Obviously node does NOT receive any replies to its name queries while 
corosync is coming up. However, both nodes have a valid address, 
10.1.5.25/29 and 10.1.5.26/29 after a reboot. It is a fact that 
10.1.5.24/29 subnet is locally attached at both nodes.

Last discovery to mention is that I monitored LOCAL name resolutions 
while corosync starts ("sudo resolvectl monitor"). Monitoring 
immediately displayed PTR queries for ALL LOCAL IP addresses of the node.

Based on the above, my conclusion is -there is something going bad with 
name resolutions using non-existent VIP address-. In my first message, I 
mentioned that I was only able to recover corosync by REINSTALLING it 
from the repo. In order to reinstall, I was setting the default route 
and name server address (8.8.8.8) manually in order to run an effective 
"apt reinstall corosync". Hence, I was unintentionally configuring a DNS 
server for systemd-resolved. So it was NOT about reinstalling corosync 
but letting systemd-resolved use some non-local name server address.

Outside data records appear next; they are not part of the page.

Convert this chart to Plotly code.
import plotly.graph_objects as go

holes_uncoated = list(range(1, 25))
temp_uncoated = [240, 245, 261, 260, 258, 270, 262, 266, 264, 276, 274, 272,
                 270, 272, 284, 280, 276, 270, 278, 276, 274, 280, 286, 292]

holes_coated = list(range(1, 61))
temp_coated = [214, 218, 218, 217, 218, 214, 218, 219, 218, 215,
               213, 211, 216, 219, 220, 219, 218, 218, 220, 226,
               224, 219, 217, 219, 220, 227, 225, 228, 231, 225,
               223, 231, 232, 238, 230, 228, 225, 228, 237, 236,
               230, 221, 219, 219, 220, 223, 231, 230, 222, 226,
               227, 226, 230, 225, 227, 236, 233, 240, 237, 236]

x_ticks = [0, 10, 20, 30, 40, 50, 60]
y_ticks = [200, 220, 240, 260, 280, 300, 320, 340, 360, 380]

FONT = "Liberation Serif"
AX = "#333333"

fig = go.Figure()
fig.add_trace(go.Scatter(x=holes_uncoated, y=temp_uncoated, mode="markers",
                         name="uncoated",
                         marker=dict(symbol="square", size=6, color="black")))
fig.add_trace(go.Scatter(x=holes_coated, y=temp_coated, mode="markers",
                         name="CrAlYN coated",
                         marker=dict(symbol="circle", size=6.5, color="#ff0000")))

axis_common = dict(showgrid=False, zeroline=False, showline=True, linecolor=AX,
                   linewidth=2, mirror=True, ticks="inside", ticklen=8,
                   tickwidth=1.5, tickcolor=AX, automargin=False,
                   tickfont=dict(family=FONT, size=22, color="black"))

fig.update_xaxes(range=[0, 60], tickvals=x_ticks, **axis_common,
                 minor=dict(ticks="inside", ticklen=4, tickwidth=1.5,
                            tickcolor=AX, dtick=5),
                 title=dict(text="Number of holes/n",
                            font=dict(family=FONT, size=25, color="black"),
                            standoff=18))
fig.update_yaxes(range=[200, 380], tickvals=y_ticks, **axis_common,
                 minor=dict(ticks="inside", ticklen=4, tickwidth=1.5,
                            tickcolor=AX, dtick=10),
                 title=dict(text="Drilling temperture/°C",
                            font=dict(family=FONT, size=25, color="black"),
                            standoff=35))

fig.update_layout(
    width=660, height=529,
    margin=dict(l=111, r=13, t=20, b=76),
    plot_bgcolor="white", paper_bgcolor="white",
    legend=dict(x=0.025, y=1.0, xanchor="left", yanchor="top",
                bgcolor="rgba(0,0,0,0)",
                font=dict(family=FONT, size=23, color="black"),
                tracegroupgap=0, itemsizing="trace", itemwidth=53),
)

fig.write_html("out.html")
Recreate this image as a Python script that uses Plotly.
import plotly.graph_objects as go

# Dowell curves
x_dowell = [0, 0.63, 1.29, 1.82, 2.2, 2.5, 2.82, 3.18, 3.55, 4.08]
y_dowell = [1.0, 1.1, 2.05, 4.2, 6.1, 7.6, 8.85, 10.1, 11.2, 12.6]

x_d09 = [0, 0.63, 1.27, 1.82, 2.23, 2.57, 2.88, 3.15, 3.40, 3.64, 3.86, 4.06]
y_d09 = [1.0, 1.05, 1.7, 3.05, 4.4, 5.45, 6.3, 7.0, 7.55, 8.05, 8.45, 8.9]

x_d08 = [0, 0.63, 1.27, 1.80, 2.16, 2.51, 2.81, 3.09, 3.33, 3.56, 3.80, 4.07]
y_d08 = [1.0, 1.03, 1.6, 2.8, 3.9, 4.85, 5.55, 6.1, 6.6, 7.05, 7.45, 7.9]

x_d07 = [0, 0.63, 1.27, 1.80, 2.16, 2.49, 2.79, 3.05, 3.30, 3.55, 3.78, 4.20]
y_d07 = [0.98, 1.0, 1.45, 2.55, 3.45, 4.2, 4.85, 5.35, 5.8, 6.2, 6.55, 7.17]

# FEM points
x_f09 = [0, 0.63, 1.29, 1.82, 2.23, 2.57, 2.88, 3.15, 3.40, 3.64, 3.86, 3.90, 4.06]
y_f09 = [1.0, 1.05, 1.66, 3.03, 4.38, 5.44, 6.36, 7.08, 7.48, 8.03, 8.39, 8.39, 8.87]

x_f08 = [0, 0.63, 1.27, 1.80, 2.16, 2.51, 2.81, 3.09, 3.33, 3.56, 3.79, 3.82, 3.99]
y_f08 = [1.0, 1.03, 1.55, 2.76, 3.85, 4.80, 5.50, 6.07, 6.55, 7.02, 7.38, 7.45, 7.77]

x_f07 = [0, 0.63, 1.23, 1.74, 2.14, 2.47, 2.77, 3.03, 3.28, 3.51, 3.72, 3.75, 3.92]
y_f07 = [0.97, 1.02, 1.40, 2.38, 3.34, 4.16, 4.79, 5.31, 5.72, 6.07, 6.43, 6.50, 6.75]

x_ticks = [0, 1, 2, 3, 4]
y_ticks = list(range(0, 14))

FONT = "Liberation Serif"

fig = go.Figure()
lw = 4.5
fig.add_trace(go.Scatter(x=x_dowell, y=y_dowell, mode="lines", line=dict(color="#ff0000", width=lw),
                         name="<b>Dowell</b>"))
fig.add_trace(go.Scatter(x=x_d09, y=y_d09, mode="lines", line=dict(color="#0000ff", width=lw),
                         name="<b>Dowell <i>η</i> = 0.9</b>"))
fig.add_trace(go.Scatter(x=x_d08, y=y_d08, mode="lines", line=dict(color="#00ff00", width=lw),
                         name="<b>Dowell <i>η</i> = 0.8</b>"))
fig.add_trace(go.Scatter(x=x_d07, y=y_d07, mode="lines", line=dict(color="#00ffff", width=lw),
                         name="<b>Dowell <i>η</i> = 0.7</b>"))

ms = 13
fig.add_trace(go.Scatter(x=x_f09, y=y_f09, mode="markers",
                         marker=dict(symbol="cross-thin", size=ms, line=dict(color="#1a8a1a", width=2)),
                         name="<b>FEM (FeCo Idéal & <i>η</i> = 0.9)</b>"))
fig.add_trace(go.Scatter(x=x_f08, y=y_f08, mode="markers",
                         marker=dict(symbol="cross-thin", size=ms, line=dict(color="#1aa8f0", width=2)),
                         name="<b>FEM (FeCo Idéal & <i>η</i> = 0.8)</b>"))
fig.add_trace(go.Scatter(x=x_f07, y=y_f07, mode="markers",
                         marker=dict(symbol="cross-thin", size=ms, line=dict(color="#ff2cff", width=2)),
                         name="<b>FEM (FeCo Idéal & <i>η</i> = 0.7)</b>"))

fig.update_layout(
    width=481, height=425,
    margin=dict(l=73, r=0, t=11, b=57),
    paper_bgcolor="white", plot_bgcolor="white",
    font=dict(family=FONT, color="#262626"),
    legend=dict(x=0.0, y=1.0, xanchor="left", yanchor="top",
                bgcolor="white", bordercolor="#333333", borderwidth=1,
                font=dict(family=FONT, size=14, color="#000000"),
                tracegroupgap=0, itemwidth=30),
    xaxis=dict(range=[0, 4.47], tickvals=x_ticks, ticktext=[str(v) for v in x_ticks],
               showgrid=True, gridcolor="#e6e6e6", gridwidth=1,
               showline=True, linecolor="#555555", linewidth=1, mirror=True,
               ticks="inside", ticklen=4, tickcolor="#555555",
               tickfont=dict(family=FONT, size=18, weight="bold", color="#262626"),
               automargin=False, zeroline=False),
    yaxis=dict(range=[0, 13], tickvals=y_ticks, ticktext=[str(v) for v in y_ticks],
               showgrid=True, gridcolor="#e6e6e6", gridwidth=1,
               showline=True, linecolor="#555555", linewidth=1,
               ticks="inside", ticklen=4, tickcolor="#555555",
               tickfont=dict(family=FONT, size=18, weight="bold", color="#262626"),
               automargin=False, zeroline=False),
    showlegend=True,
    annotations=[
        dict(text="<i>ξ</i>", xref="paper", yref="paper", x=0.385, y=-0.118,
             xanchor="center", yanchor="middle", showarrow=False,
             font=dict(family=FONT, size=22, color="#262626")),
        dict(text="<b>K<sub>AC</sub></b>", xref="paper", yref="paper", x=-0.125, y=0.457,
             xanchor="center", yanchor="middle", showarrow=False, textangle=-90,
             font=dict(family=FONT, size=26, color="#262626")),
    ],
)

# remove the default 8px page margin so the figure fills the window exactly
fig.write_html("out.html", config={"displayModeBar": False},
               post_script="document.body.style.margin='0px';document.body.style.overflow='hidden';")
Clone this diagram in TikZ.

I am using corosync/pacemaker for a couple of years in production, 
probably since Ubuntu Server release 21.10 and never encountered such a 
problem until now. I wrote an ansible playbook to toggle 
systemd-resolved's DNS directive, however I think this glitch SHOULD NOT 
exist.

I will be glad if I receive comments on the above.

Regards,

On 8/20/24 21:55, Ken Gaillot wrote:
> On Mon, 2024-08-19 at 12:58 +0300, Murat Inal wrote:
>> [Resending the below due to message format problem]
>>
>>
>> Dear List,
>>
>> I have been running two different 3-node clusters for some time. I
>> am
>> having a fatal problem with corosync: After a node failure, rebooted
>> node does NOT start corosync.
>>
>> Clusters;
>>
>>    * All nodes are running Ubuntu Server 24.04
>>    * corosync is 3.1.7
>>    * corosync-qdevice is 3.0.3
>>    * pacemaker is 2.1.6
>>    * The third node at both clusters is a quorum device. Cluster is on
>>      ffsplit algorithm.
>>    * All nodes are baremetal & attached to a dedicated kronosnet
>> network.
>>    * STONITH is enabled in one of the clusters and disabled for the
>> other.
>>
>> corosync & pacemaker service starts (systemd) are disabled. I am
>> starting any cluster with the command pcs cluster start.
>>
>> corosync NEVER starts AFTER a node failure (node is rebooted). There
> Do you mean that the first time you run "pcs cluster start" after a
> node reboot, corosync does not come up completely?
>
> Try adding "debug: on" to the logging section of
> /etc/corosync/corosync.conf
>
>> is
>> nothing in /var/log/corosync/corosync.log, service freezes as:
>>
>> Aug 01 12:54:56 [3193] charon corosync notice  [MAIN  ] Corosync
>> Cluster
>> Engine 3.1.7 starting up
>> Aug 01 12:54:56 [3193] charon corosync info    [MAIN  ] Corosync
>> built-in features: dbus monitoring watchdog augeas systemd xmlconf
>> vqsim
>> nozzle snmp pie relro bindnow
>>
>> corosync never starts kronosnet. I checked kronosnet interfaces, all
>> OK,
>> there is IP connectivity in between. If I do corosync -t, it is the
>> same
>> freeze.
>>
>> I could ONLY manage to start corosync by reinstalling it: apt
>> reinstall
>> corosync ; pcs cluster start.
>>
>> The above issue repeated itself at least 5-6 times. I do NOT see
>> anything in syslog either. I will be glad if you lead me on how to
>> solve
>> this.
>>
>> Thanks,
>>
>> Murat
>>